INFORMATION PROVIDED:

--------------------------------------------------

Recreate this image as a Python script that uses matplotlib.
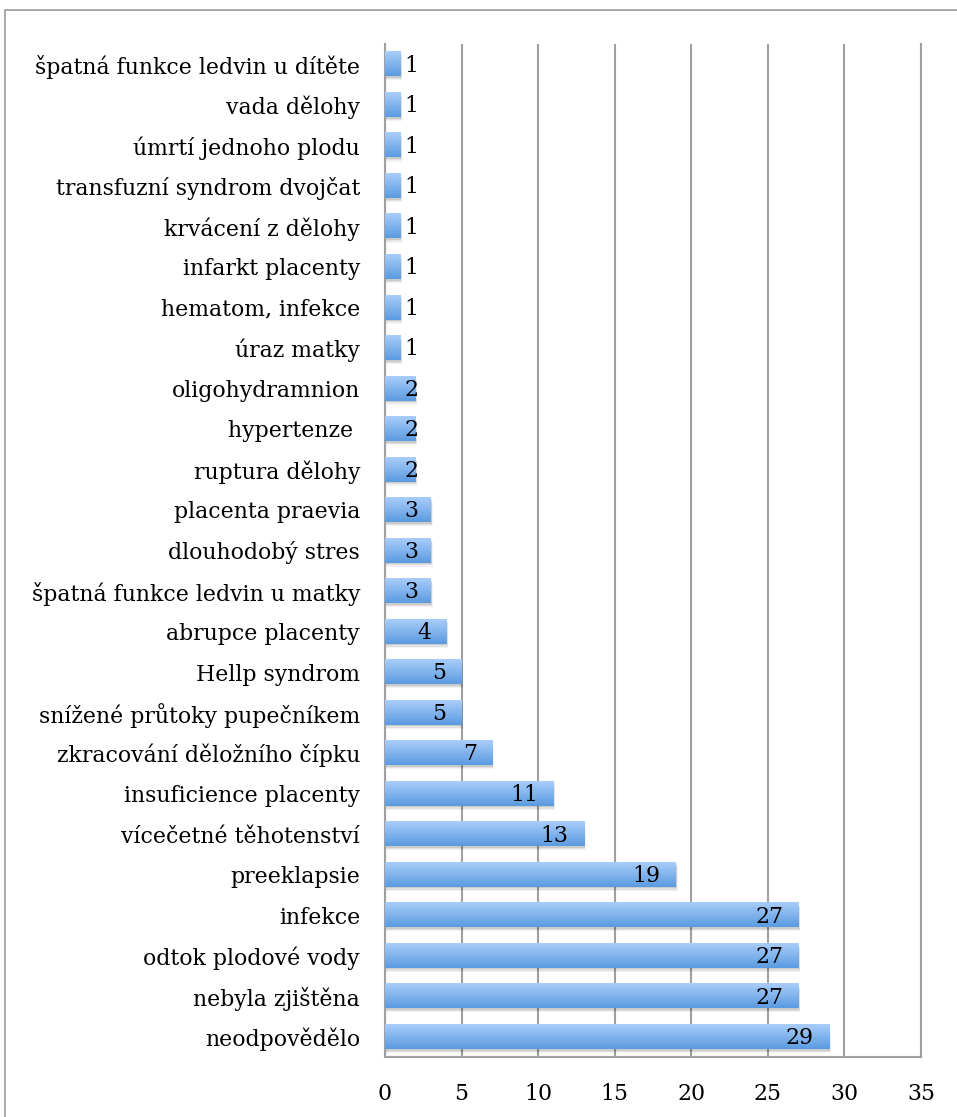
import matplotlib.pyplot as plt
from matplotlib.patches import Rectangle
import numpy as np

# data, bottom -> top
kategorie = ["neodpovědělo", "nebyla zjištěna", "odtok plodové vody", "infekce",
             "preeklapsie", "vícečetné těhotenství", "insuficience placenty",
             "zkracování děložního čípku", "snížené průtoky pupečníkem",
             "Hellp syndrom", "abrupce placenty", "špatná funkce ledvin u matky",
             "dlouhodobý stres", "placenta praevia", "ruptura dělohy",
             "hypertenze ", "oligohydramnion", "úraz matky", "hematom, infekce",
             "infarkt placenty", "krvácení z dělohy", "transfuzní syndrom dvojčat",
             "úmrtí jednoho plodu", "vada dělohy", "špatná funkce ledvin u dítěte"]
pocty = [29, 27, 27, 27, 19, 13, 11, 7, 5, 5, 4, 3, 3, 3, 2, 2, 2, 1, 1, 1, 1, 1, 1, 1, 1]
xticks = [0, 5, 10, 15, 20, 25, 30, 35]

plt.rcParams['font.family'] = ['DejaVu Serif']
fs = 15.8

fig = plt.figure(figsize=(9.57, 11.17), dpi=100)
ax = fig.add_axes([385/957, 1-1057/1117, (921-385)/957, (1057-44)/1117])

# outer frame
fig.patches.append(Rectangle((5/957, -0.01), 1.0, 1-10/1117+0.01, transform=fig.transFigure,
                             fill=False, edgecolor='#9a9a9a', linewidth=1.2))

y = np.arange(len(kategorie))
h = 0.6
grad = np.linspace(0, 1, 50).reshape(-1, 1)
cmap = plt.matplotlib.colors.LinearSegmentedColormap.from_list('g', ['#5b9be0', '#a9cdfa'])

for i, v in enumerate(pocty):
    # soft shadow
    for k, a in [(0.10, 0.05), (0.07, 0.07), (0.04, 0.09)]:
        ax.add_patch(Rectangle((0, i - h/2 - k), v + k * 1.2, h, facecolor='#000000', alpha=a,
                               edgecolor='none', zorder=2))
    ax.imshow(grad, extent=[0, v, i + h/2, i - h/2], cmap=cmap, aspect='auto',
              interpolation='bilinear', zorder=3)
    if v >= 4:
        ax.annotate(str(v), (v, i), xytext=(-11, -1), textcoords='offset points',
                    ha='right', va='center', fontsize=fs, zorder=4)
    else:
        ax.annotate(str(v), (0, i), xytext=(14, -1), textcoords='offset points',
                    ha='left', va='center', fontsize=fs, zorder=4)

ax.set_xlim(0, 35)
ax.set_ylim(-0.5, len(kategorie) - 0.5)
ax.set_xticks(xticks)
ax.set_yticks(y)
ax.set_yticklabels(kategorie, fontsize=fs)
ax.tick_params(axis='x', length=0, labelsize=fs, pad=19)
ax.tick_params(axis='y', length=0, pad=18)
ax.grid(axis='x', color='#a0a0a0', linewidth=1.5, zorder=1)
ax.set_axisbelow(True)
for s in ['left', 'bottom', 'right']:
    ax.spines[s].set_color('#a0a0a0')
    ax.spines[s].set_linewidth(1.5)
ax.spines['top'].set_visible(False)

fig.savefig('out.png', dpi=100)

--------------------------------------------------

EXERCISE:
Return the material line for line, from its beginning to the line that contains "import numpy as np", with the pictures left out.

TASK OUTPUT:
Recreate this image as a Python script that uses matplotlib.
import matplotlib.pyplot as plt
from matplotlib.patches import Rectangle
import numpy as np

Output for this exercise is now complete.